Brian Scott, a 40-year-old from Clearwater, ran a 36:19 to win the American Running Company's Ace of Clubs 10K in Dunedin on Sunday. The first woman across the finish line was Debra Donald, a 50-year-old from St. Petersburg, in 47:20.
Local male age group winners included: (Masters) Keith Sawayda, 45 of Clearwater, 37:33; (15-19) Brad May, 19 of Dunedin, 44:27; (20-24) Albert Moreno, 22 of Dunedin, 38:15; (30-34) Lee Ritsma, 30 of Dunedin, 36:28; (40-44) Charles Roose, 43 of Dunedin, 41:50; (45-49) James Hummel, 47 of Dunedin, 41:54; (60-64) Gary Flasek, 63 of Dunedin, 59:55; (65-69) Duncan Cameron, 65 of Palm Harbor, 43:47.
Local female age group winners included: (Masters) Tina Vorneder, 40 of Dunedin, 51:14; (25-29) Joanna Rosse, 27 of Clearwater, 49:40; (30-34) Ann Yarnell, 31 of Dunedin, 50:54; (35-39) Heather Ellison, 37 of Dunedin, 52:23; (45-49) Jocelyn Zinner, 45 of Dunedin, 53:30; (50-54) Noor Aldina, 51 of Clearwater, 51:34; (55-59) Rosalyn Randall, 58 of Dunedin, 53:53; (60-64) Millie Hamilton, 64 of Dunedin, 57:27; (65-69) Annette Frisch, 67 of St. Petersburg, 56:46.
Youth Triathlon Series
Sarah Sykes, a 13-year-old from Largo, won her age group with a 23:33 at the fifth race of the Youth Tri Series in Palm Harbor on Sept. 7. Other top local finishers included Jordan Snodgrass, 14 of Largo, 34:06 and Patricia Corsetti, 15 of Seminole, 30:15.
Younger triathletes race a shorter distance. Winners included Kaci Anderson, 5 of Largo, 10:58; Emerson Quilty, 6 of St. Petersburg, 8:35; Grace Rose, 10 of Oldsmar, 16:10; and Annika Smith, 11 of Clearwater, 25:51.
Among the boys, 11-year-old Kyle Snodgrass of Seminole won his age group with a time of 23:59. Other winners included Kyle Deschenes, 12 of Largo, 24:16; Cody Sandford, 13 of Clearwater, 19:23; Philip Malecot, 15 of Seminole, 19:47.

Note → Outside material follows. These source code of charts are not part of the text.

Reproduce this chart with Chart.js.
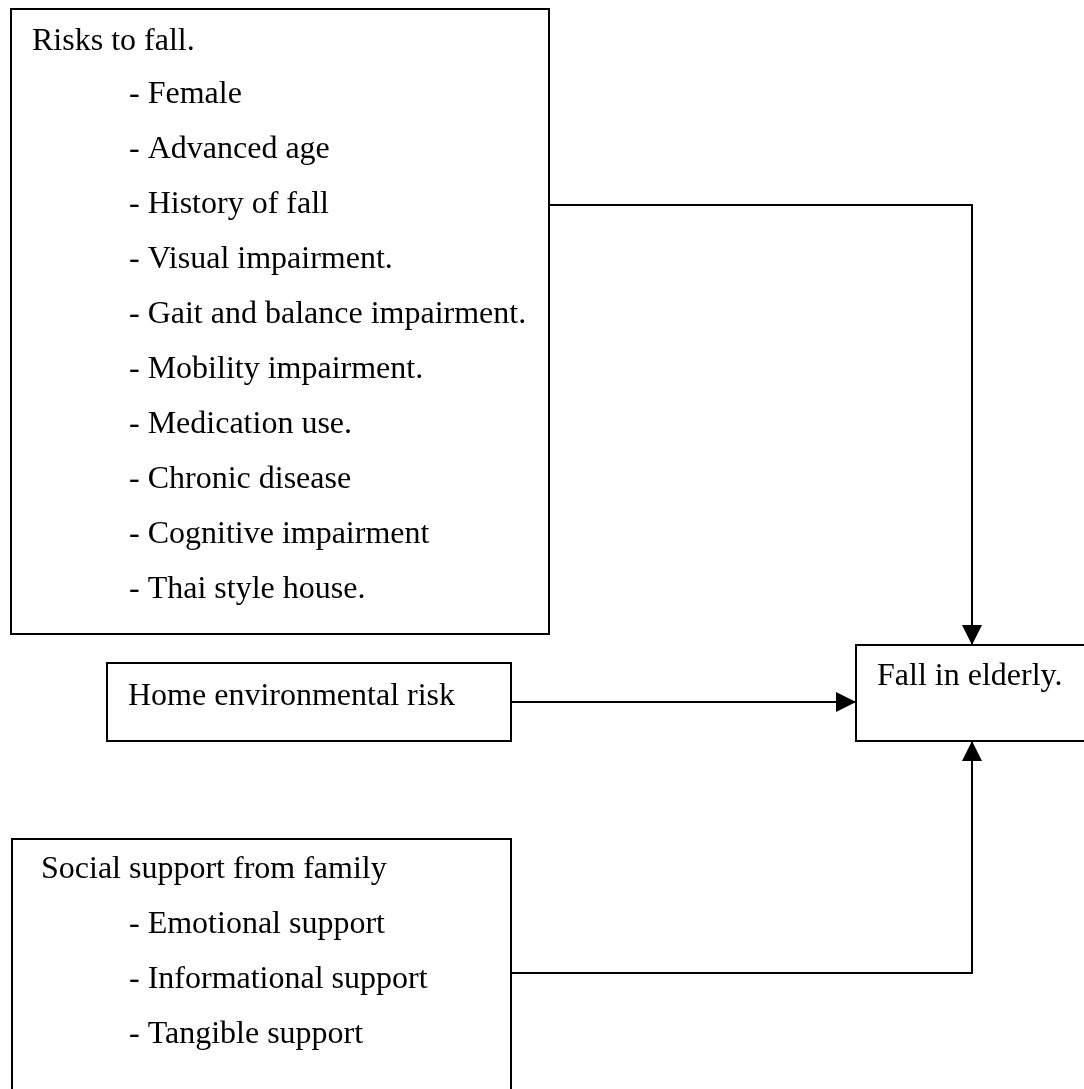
<!DOCTYPE html>
<html>
<head>
<meta charset="utf-8">
<title>Fall in elderly – conceptual framework</title>
<script src="https://cdn.jsdelivr.net/npm/chart.js@4.4.1/dist/chart.umd.min.js"></script>
<style>
  html, body { margin: 0; padding: 0; background: #ffffff; }
  #frame { display: block; }
</style>
</head>
<body>
<canvas id="frame" width="1084" height="1089"></canvas>
<script>
// ── Diagram text ──────────────────────────────────────────────────────
const riskTitle    = 'Risks to fall.';
const riskItems    = [
  '- Female',
  '- Advanced age',
  '- History of fall',
  '- Visual impairment.',
  '- Gait and balance impairment.',
  '- Mobility impairment.',
  '- Medication use.',
  '- Chronic disease',
  '- Cognitive impairment',
  '- Thai style house.',
];
const homeTitle    = 'Home environmental risk';
const supportTitle = 'Social support from family';
const supportItems = [
  '- Emotional support',
  '- Informational support',
  '- Tangible support',
];
const outcomeTitle = 'Fall in elderly.';

// ── Layout (page units = pixels of the original sheet) ────────────────
const PAGE_W = 1084;
const PAGE_H = 1089;
const FONT   = '32px "Liberation Serif", "Times New Roman", serif';
const LINE_H = 55;     // double spaced rows
const ITEM_X = 129;    // indent of the "- ..." lines

const riskBox    = { left: 11,  top: 9,   right: 549,  bottom: 634 };
const homeBox    = { left: 107, top: 663, right: 511,  bottom: 741 };
const supportBox = { left: 12,  top: 839, right: 511,  bottom: 1100 };
const outcomeBox = { left: 856, top: 645, right: 1100, bottom: 741 };

const JOIN_X = 972;    // vertical run into the outcome box

// connectors are built from the box edges
const riskLink    = [
  { x: riskBox.right, y: 205 },
  { x: JOIN_X,        y: 205 },
  { x: JOIN_X,        y: outcomeBox.top },
];
const homeLink    = [
  { x: homeBox.right,   y: 702 },
  { x: outcomeBox.left, y: 702 },
];
const supportLink = [
  { x: supportBox.right, y: 973 },
  { x: JOIN_X,           y: 973 },
  { x: JOIN_X,           y: outcomeBox.bottom },
];

// ── Plugin: boxes, labels and arrow heads ─────────────────────────────
function px(chart, x, y) {
  return [chart.scales.x.getPixelForValue(x), chart.scales.y.getPixelForValue(y)];
}

function drawBox(chart, box) {
  const ctx = chart.ctx;
  const [x0, y0] = px(chart, box.left, box.top);
  const [x1, y1] = px(chart, box.right, box.bottom);
  ctx.fillStyle = '#ffffff';
  ctx.fillRect(x0, y0, x1 - x0, y1 - y0);
  ctx.strokeStyle = '#000000';
  ctx.lineWidth = 2;
  ctx.strokeRect(x0, y0, x1 - x0, y1 - y0);
}

function drawText(chart, text, x, y) {
  const ctx = chart.ctx;
  const [cx, cy] = px(chart, x, y);
  ctx.fillStyle = '#000000';
  ctx.font = FONT;
  ctx.textBaseline = 'alphabetic';
  ctx.textAlign = 'left';
  ctx.fillText(text, cx, cy);
}

/** Filled triangle pointing from `from` towards `to`, tip on `to` */
function drawHead(chart, from, to) {
  const ctx = chart.ctx;
  const [ax, ay] = px(chart, from.x, from.y);
  const [bx, by] = px(chart, to.x, to.y);
  const len = Math.hypot(bx - ax, by - ay);
  const ux = (bx - ax) / len, uy = (by - ay) / len;
  const size = 20, half = 10;
  ctx.beginPath();
  ctx.moveTo(bx, by);
  ctx.lineTo(bx - ux * size - uy * half, by - uy * size + ux * half);
  ctx.lineTo(bx - ux * size + uy * half, by - uy * size - ux * half);
  ctx.closePath();
  ctx.fillStyle = '#000000';
  ctx.fill();
}

const diagramPlugin = {
  id: 'diagram',
  beforeDatasetsDraw(chart) {
    [riskBox, homeBox, supportBox, outcomeBox].forEach(b => drawBox(chart, b));
  },
  afterDatasetsDraw(chart) {
    drawText(chart, riskTitle, 32, 50);
    riskItems.forEach((t, i) => drawText(chart, t, ITEM_X, 103 + i * LINE_H));

    drawText(chart, homeTitle, 128, 705);
    drawText(chart, outcomeTitle, 877, 685);

    drawText(chart, supportTitle, 41, 878);
    supportItems.forEach((t, i) => drawText(chart, t, ITEM_X, 933 + i * LINE_H));

    [riskLink, homeLink, supportLink].forEach(link => {
      drawHead(chart, link[link.length - 2], link[link.length - 1]);
    });
  },
};

// ── Chart ─────────────────────────────────────────────────────────────
function linkDataset(points) {
  return {
    data: points,
    showLine: true,
    borderColor: '#000000',
    borderWidth: 2,
    pointRadius: 0,
    tension: 0,
    fill: false,
    clip: false,
  };
}

new Chart(document.getElementById('frame'), {
  type: 'scatter',
  data: {
    datasets: [riskLink, homeLink, supportLink].map(linkDataset),
  },
  options: {
    responsive: false,
    animation: false,
    devicePixelRatio: 1,
    layout: { padding: 0 },
    scales: {
      x: { type: 'linear', min: 0, max: PAGE_W, display: false },
      y: { type: 'linear', min: 0, max: PAGE_H, reverse: true, display: false },
    },
    plugins: {
      legend:  { display: false },
      tooltip: { enabled: false },
    },
  },
  plugins: [diagramPlugin],
});
</script>
</body>
</html>
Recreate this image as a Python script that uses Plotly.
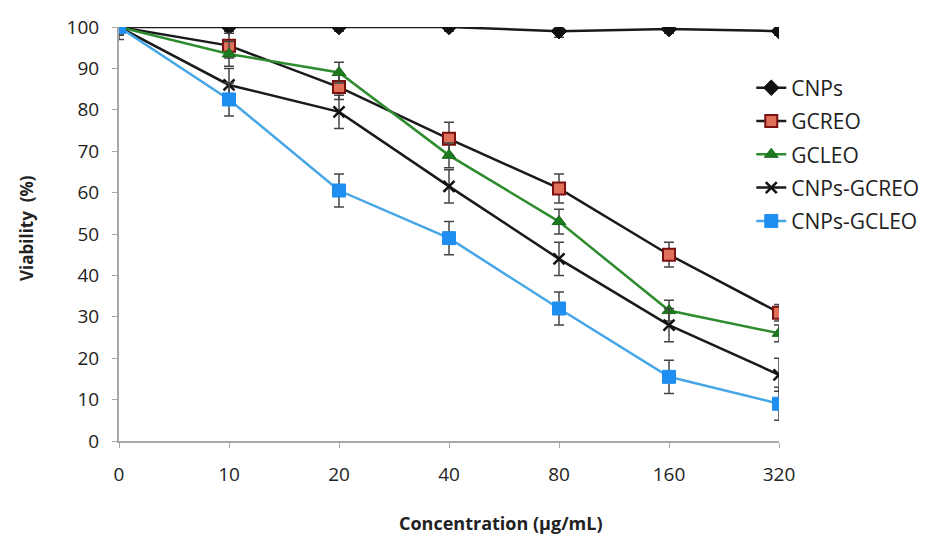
import plotly.graph_objects as go

categories = ["0", "10", "20", "40", "80", "160", "320"]

series_names = ["CNPs", "GCREO", "GCLEO", "CNPs-GCREO", "CNPs-GCLEO"]
cnps = [100, 100, 100, 100, 99, 99.5, 99]
gcreo = [100, 95.5, 85.5, 73, 61, 45, 31]
gcleo = [100, 93.5, 89, 69, 53, 31.5, 26]
cnps_gcreo = [100, 86, 79.5, 61.5, 44, 28, 16]
cnps_gcleo = [100, 82.5, 60.5, 49, 32, 15.5, 9]

err_cnps = [1, 1, 1, 1, 1.5, 1, 1]
err_gcreo = [2, 3, 3, 4, 3.5, 3, 2]
err_gcleo = [2, 3, 2.5, 3, 3, 2.5, 2]
err_cnps_gcreo = [3, 4, 4, 4, 4, 4, 4]
err_cnps_gcleo = [2, 4, 4, 4, 4, 4, 4]

styles = [
    dict(line="#1a1a1a", marker=dict(symbol="diamond", size=12, color="#111111", line=dict(color="#111111", width=1))),
    dict(line="#1a1a1a", marker=dict(symbol="square", size=12, color="#e0705a", line=dict(color="#7a1010", width=2))),
    dict(line="#2e8b2e", marker=dict(symbol="triangle-up", size=12, color="#1d7a1d", line=dict(color="#1d6a1d", width=1))),
    dict(line="#1a1a1a", marker=dict(symbol="x-thin", size=11, color="#111111", line=dict(color="#111111", width=2.5))),
    dict(line="#46a6e6", marker=dict(symbol="square", size=13, color="#1e8ef0", line=dict(color="#1e8ef0", width=1))),
]

data = [cnps, gcreo, gcleo, cnps_gcreo, cnps_gcleo]
errs = [err_cnps, err_gcreo, err_gcleo, err_cnps_gcreo, err_cnps_gcleo]

fig = go.Figure()
for i, (name, ys, er, st) in enumerate(zip(series_names, data, errs, styles)):
    fig.add_trace(go.Scatter(
        x=categories, y=ys, name=name, mode="lines+markers",
        line=dict(color=st["line"], width=2.5),
        marker=st["marker"],
        error_y=dict(type="data", array=er, visible=True, color="#444444", thickness=1.5, width=5),
        legendgroup=name,
    ))

W, H = 913, 529
L, R, T, B = 111, 142, 19, 96
pw = W - L - R
ph = H - T - B

font_family = "Open Sans, Liberation Sans, sans-serif"
fig.update_layout(
    width=W, height=H,
    margin=dict(l=L, r=R, t=T, b=B, autoexpand=False),
    paper_bgcolor="white", plot_bgcolor="white",
    font=dict(family=font_family, size=19, color="#222222"),
    showlegend=True,
    legend=dict(x=0.958, y=0.902, xanchor="left", yanchor="top",
                font=dict(size=21, color="#222222"),
                traceorder="grouped", tracegroupgap=3,
                bgcolor="rgba(0,0,0,0)"),
    xaxis=dict(type="category", range=[0, 6], showgrid=False, zeroline=False,
               showline=True, linecolor="#a8a8a8", linewidth=2,
               ticks="outside", ticklen=5, tickcolor="#a8a8a8",
               ticklabelstandoff=10, automargin=False,
               tickfont=dict(size=19)),
    yaxis=dict(range=[0, 100], dtick=10, showgrid=False, zeroline=False,
               showline=True, linecolor="#a8a8a8", linewidth=2,
               ticks="outside", ticklen=5, tickcolor="#a8a8a8",
               ticklabelstandoff=9, automargin=False,
               tickfont=dict(size=19)),
    annotations=[
        dict(text="<b>Concentration (μg/mL)</b>", x=(493 - L) / pw, y=(H - 515 - B) / ph,
             xref="paper", yref="paper", xanchor="center", yanchor="middle",
             showarrow=False, font=dict(size=18)),
        dict(text="<b>Viability  (%)</b>", textangle=-90, x=(18 - L) / pw, y=(H - 220 - B) / ph,
             xref="paper", yref="paper", xanchor="center", yanchor="middle",
             showarrow=False, font=dict(size=17)),
    ],
)

fig.write_html("out.html")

In the younger ranks, 6-year-old Asher Rovin of St. Petersburg won his age group with a time of 8:20. Other winners included Kyle McDonald, 8 of Palm Harbor, 15:28 and Zack Quilty, 10 of St. Petersburg, 14:11.
Next up: The season finale on Saturday, Oct. 4 in East Lake Woodlands. To register online, go to www.active.com.
Local adventure racers Kip and Jessica Koelsch of St. Petersburg recently finished first in the mixed tandem division of the 100-mile Colorado River 100 canoe and kayak race in Texas.
The race followed the Colorado River from Bastrop to Columbus and took racers through sections of calm flatwater, sweeping swift currents and small rapids.
The pair, founders of the West Central Florida Adventure Racers, took the lead just after the start and never looked back, completing the course in 13 hours and 52 minutes.
After paddling next to a men's tandem for the last 10 miles (and determining they were also an out-of-state team), the two boats made a "gentlemen's agreement" to sprint from the last bridge to the finish line, a distance of about 500 meters, to determine who would win the first out-of-state finishers award.
The husband and wife team jumped out to a half-boat-length lead, but with about 50 meters to go went over a huge rock and lost the lead by about 6 inches.
"There was no way I was going to lose that after 100 miles," Kip said. "So we cranked it back up, managed to surge ahead and won by about 2 feet. The people on the shore were cheering."
Next up for the Koelsches: the Trinidad Coast to Coast race in October.
Jim Larson, a 72-year-old from Clearwater, won his age group (70-74) by seven minutes in a what was supposed to be a sprint triathlon in Williamsburg, Va., on Sept. 7.
But due to heavy rains of Tropical Storm Hanna, the triathlon had to be turned into a duathlon (2K run, 20K bike, 5K run) when the James River swelled with debris.
Larson has been competing in triathlons since the 1980s, winning the state age group title and representing Florida in national finals in 1985. He gave up the swim and bike for a while to focus on running as a National Class runner in my 50s, setting personal bests and several Florida state records, which were later broken by a young whippersnapper named Joe Burgasser, three years his junior.